§ **EXERCISE GOAL**
Print the material below exactly as it stands, please, from its first line to the line holding "const ann = [];", with no pictures.

──────── PROVIDED DATA ────────

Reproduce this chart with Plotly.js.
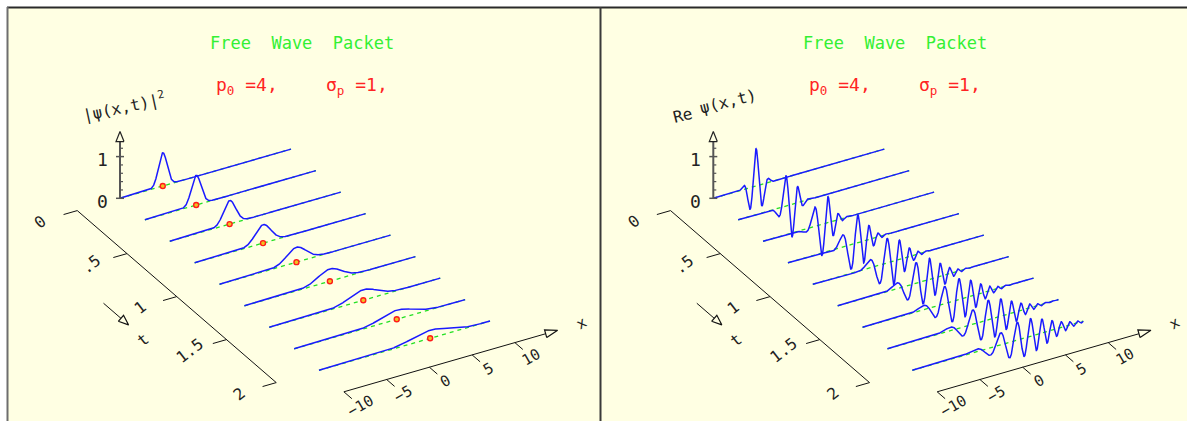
<!DOCTYPE html>
<html><head><meta charset="utf-8">
<script src="https://cdn.plot.ly/plotly-3.0.1.min.js"></script>
<style>html,body{margin:0;padding:0;background:#fff}</style>
</head><body><div id="chart" style="width:1187px;height:421px"></div>
<script>
// ---------------- data ----------------
const TIMES = [0, 0.25, 0.5, 0.75, 1, 1.25, 1.5, 1.75, 2];
const P0 = 4;            // mean momentum
const SIGMA_P = 1;       // momentum spread
const X_START = -5;      // initial packet centre
const X_RANGE = [-10, 10];
const VALUE_TICKS = [0, 1];
const VALUE_TICK_LABELS = ['0', '1'];
const VALUE_MINOR = [0.2, 0.4, 0.6, 0.8, 1.2];
const T_TICKS = [0, 0.5, 1, 1.5, 2];
const T_TICK_LABELS = ['0', '.5', '1', '1.5', '2'];
const X_TICKS = [-10, -5, 0, 5, 10];
const X_TICK_LABELS = ['\u221210', '\u22125', '0', '5', '10'];
const PANELS = ['abs2', 're'];
const PANEL_YLABEL = [['|\u03c8(x,t)|<sup>2</sup>'], ['Re', '\u03c8(x,t)']];

// ---------------- style / geometry ----------------
const BG = '#ffffe3';
const FONT = 'DejaVu Sans Mono, monospace';
const PANEL_DX = 593.3;
function P(panel, x, t, v) {
  return [205.5 + panel * PANEL_DX + 8.55 * x + 99.5 * t,
          173.7 - 2.46 * x + 86 * t - 41.7 * v];
}

// free gaussian wave packet (hbar = m = 1)
const SIGMA_X = 1 / (2 * SIGMA_P);
function psi(x, t) {
  const s2 = SIGMA_X * SIGMA_X;
  const D = s2 * s2 + t * t / 4;
  const a = s2 / D, b = -(t / 2) / D;           // 1/alpha = a + i b
  const u = x - X_START - P0 * t;
  const reE = -u * u * a / 4;
  const imE = -u * u * b / 4 + P0 * (x - X_START) - P0 * P0 * t / 2;
  const absAlpha = Math.sqrt(s2 * s2 + t * t / 4);
  const argAlpha = Math.atan2(t / 2, s2);
  const C = Math.pow(2 * Math.PI, -0.25) * Math.sqrt(SIGMA_X) / Math.sqrt(absAlpha);
  const mag = C * Math.exp(reE);
  const ph = imE - argAlpha / 2;
  return { re: mag * Math.cos(ph), abs2: mag * mag };
}

const traces = [];
const shapes = [];
const ann = [];

function line(pts, color, width, dash) {
  traces.push({ type: 'scatter', mode: 'lines', x: pts.map(p => p[0]), y: pts.map(p => p[1]),
    line: { color: color, width: width, dash: dash || 'solid' }, hoverinfo: 'skip' });
}
function openArrow(tip, base, hw, color) {
  const dx = tip[0] - base[0], dy = tip[1] - base[1];
  const L = Math.hypot(dx, dy);
  const px = -dy / L * hw, py = dx / L * hw;
  const pts = [[base[0] + px, base[1] + py], tip, [base[0] - px, base[1] - py], [base[0] + px, base[1] + py]];
  traces.push({ type: 'scatter', mode: 'lines', x: pts.map(p => p[0]), y: pts.map(p => p[1]),
    fill: 'toself', fillcolor: BG, line: { color: color, width: 1.2 }, hoverinfo: 'skip' });
}
function text(x, y, s, size, color, angle, xanchor) {
  ann.push({ x: x, y: y, xref: 'x', yref: 'y', text: s, showarrow: false,
    font: { family: FONT, size: size, color: color }, textangle: angle || 0,
    xanchor: xanchor || 'center', yanchor: 'middle' });
}

const NX = 1001;
const xs = [];
for (let i = 0; i < NX; i++) xs.push(X_RANGE[0] + (X_RANGE[1] - X_RANGE[0]) * i / (NX - 1));

PANELS.forEach((q, pi) => {
  // baselines (green dashed)
  TIMES.forEach(t => line([P(pi, X_RANGE[0], t, 0), P(pi, X_RANGE[1], t, 0)], '#22e022', 1.3, '4px,4px'));
  // curves
  TIMES.forEach(t => {
    const pts = xs.map(x => P(pi, x, t, psi(x, t)[q]));
    line(pts, '#1a1aff', 1.5);
  });
  // classical position markers
  if (q === 'abs2') {
    const mp = TIMES.map(t => P(pi, X_START + P0 * t, t, 0));
    traces.push({ type: 'scatter', mode: 'markers', x: mp.map(p => p[0]), y: mp.map(p => p[1]),
      marker: { symbol: 'circle', size: 5, color: '#f0c020', line: { width: 1.4, color: '#ff1a1a' } }, hoverinfo: 'skip' });
  }
  // value axis
  const v0 = P(pi, X_RANGE[0], 0, 0);
  const vTip = P(pi, X_RANGE[0], 0, 1.6);
  line([v0, P(pi, X_RANGE[0], 0, 1.36)], '#555', 2);
  openArrow(vTip, P(pi, X_RANGE[0], 0, 1.36), 4, '#222');
  VALUE_TICKS.forEach((v, i) => {
    const p = P(pi, X_RANGE[0], 0, v);
    line([[p[0] - 4, p[1]], [p[0] + 4, p[1]]], '#555', 1.5);
    text(p[0] - 10, p[1] + 3, VALUE_TICK_LABELS[i], 18, '#222', 0, 'right');
  });
  VALUE_MINOR.forEach(v => {
    const p = P(pi, X_RANGE[0], 0, v);
    line([[p[0], p[1]], [p[0] + 3, p[1]]], '#555', 1.2);
  });
  // t axis
  line([P(pi, -15, 0, 0), P(pi, -15, 2, 0)], '#111', 1);
  T_TICKS.forEach((t, i) => {
    line([P(pi, -15, t, 0), P(pi, -16.6, t, 0)], '#111', 1);
    const lp = P(pi, -19.3, t, 0);
    text(lp[0], lp[1], T_TICK_LABELS[i], 16, '#222', -38);
  });
  const ta = P(pi, -22.1, 0.874, 0), tb = P(pi, -22.1, 1.125, 0);
  line([ta, tb], '#111', 1);
  const dirx = tb[0] - ta[0], diry = tb[1] - ta[1], dl = Math.hypot(dirx, diry);
  openArrow(tb, [tb[0] - dirx / dl * 10, tb[1] - diry / dl * 10], 4, '#111');
  const tl = P(pi, -22.3, 1.29, 0);
  text(tl[0], tl[1], 't', 16, '#222', -38);
  // x axis
  const xa = P(pi, -10, 2.25, 0), xTip = P(pi, 15, 2.25, 0), xBase = P(pi, 13.6, 2.25, 0);
  line([xa, xBase], '#111', 1);
  openArrow(xTip, xBase, 4, '#111');
  X_TICKS.forEach((x, i) => {
    line([P(pi, x, 2.25, 0), P(pi, x, 2.33, 0)], '#111', 1);
    const lp = P(pi, x, 2.415, 0);
    text(lp[0], lp[1], X_TICK_LABELS[i], 15, '#222', -30);
  });
  const xl = P(pi, 17.8, 2.25, 0);
  text(xl[0], xl[1], 'x', 15, '#222', -30);
  // titles
  const cx = 302 + pi * PANEL_DX;
  text(cx, 43, 'Free\u00a0 Wave\u00a0 Packet', 17, '#33f033', 0);
  text(247 + pi * PANEL_DX, 86, 'p<sub>0</sub> =4,', 18, '#ff2424', 0);
  text(357 + pi * PANEL_DX, 86, '\u03c3<sub>p</sub> =1,', 18, '#ff2424', 0);
  // value-axis label
  if (pi === 0) {
    text(124, 106, PANEL_YLABEL[0][0], 16, '#222', -12);
  } else {
    text(682 , 115, PANEL_YLABEL[1][0], 16, '#222', -14);
    text(728 , 101, PANEL_YLABEL[1][1], 16, '#222', -14);
  }
});

// panel frame
shapes.push({ type: 'rect', xref: 'x', yref: 'y', x0: 7, y0: 7, x1: 1187, y1: 421, fillcolor: BG, line: { width: 0 }, layer: 'below' });
shapes.push({ type: 'line', xref: 'x', yref: 'y', x0: 7, y0: 7.5, x1: 1187, y1: 7.5, line: { color: '#2a2a2a', width: 2 } });
shapes.push({ type: 'line', xref: 'x', yref: 'y', x0: 7.5, y0: 7, x1: 7.5, y1: 421, line: { color: '#6e6e6e', width: 2 } });
shapes.push({ type: 'line', xref: 'x', yref: 'y', x0: 600.5, y0: 7, x1: 600.5, y1: 421, line: { color: '#3a3a3a', width: 2 } });

const layout = {
  width: 1187, height: 421, margin: { l: 0, r: 0, t: 0, b: 0 },
  paper_bgcolor: '#ffffff', plot_bgcolor: 'rgba(0,0,0,0)', showlegend: false,
  xaxis: { range: [0, 1187], visible: false, fixedrange: true },
  yaxis: { range: [421, 0], visible: false, fixedrange: true },
  shapes: shapes, annotations: ann
};
Plotly.newPlot('chart', traces, layout, { staticPlot: true, displayModeBar: false });
</script></body></html>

────────

§ **ANSWER FOR THE TASK**
Reproduce this chart with Plotly.js.
<!DOCTYPE html>
<html><head><meta charset="utf-8">
<script src="https://cdn.plot.ly/plotly-3.0.1.min.js"></script>
<style>html,body{margin:0;padding:0;background:#fff}</style>
</head><body><div id="chart" style="width:1187px;height:421px"></div>
<script>
// ---------------- data ----------------
const TIMES = [0, 0.25, 0.5, 0.75, 1, 1.25, 1.5, 1.75, 2];
const P0 = 4;            // mean momentum
const SIGMA_P = 1;       // momentum spread
const X_START = -5;      // initial packet centre
const X_RANGE = [-10, 10];
const VALUE_TICKS = [0, 1];
const VALUE_TICK_LABELS = ['0', '1'];
const VALUE_MINOR = [0.2, 0.4, 0.6, 0.8, 1.2];
const T_TICKS = [0, 0.5, 1, 1.5, 2];
const T_TICK_LABELS = ['0', '.5', '1', '1.5', '2'];
const X_TICKS = [-10, -5, 0, 5, 10];
const X_TICK_LABELS = ['\u221210', '\u22125', '0', '5', '10'];
const PANELS = ['abs2', 're'];
const PANEL_YLABEL = [['|\u03c8(x,t)|<sup>2</sup>'], ['Re', '\u03c8(x,t)']];

// ---------------- style / geometry ----------------
const BG = '#ffffe3';
const FONT = 'DejaVu Sans Mono, monospace';
const PANEL_DX = 593.3;
function P(panel, x, t, v) {
  return [205.5 + panel * PANEL_DX + 8.55 * x + 99.5 * t,
          173.7 - 2.46 * x + 86 * t - 41.7 * v];
}

// free gaussian wave packet (hbar = m = 1)
const SIGMA_X = 1 / (2 * SIGMA_P);
function psi(x, t) {
  const s2 = SIGMA_X * SIGMA_X;
  const D = s2 * s2 + t * t / 4;
  const a = s2 / D, b = -(t / 2) / D;           // 1/alpha = a + i b
  const u = x - X_START - P0 * t;
  const reE = -u * u * a / 4;
  const imE = -u * u * b / 4 + P0 * (x - X_START) - P0 * P0 * t / 2;
  const absAlpha = Math.sqrt(s2 * s2 + t * t / 4);
  const argAlpha = Math.atan2(t / 2, s2);
  const C = Math.pow(2 * Math.PI, -0.25) * Math.sqrt(SIGMA_X) / Math.sqrt(absAlpha);
  const mag = C * Math.exp(reE);
  const ph = imE - argAlpha / 2;
  return { re: mag * Math.cos(ph), abs2: mag * mag };
}

const traces = [];
const shapes = [];
const ann = [];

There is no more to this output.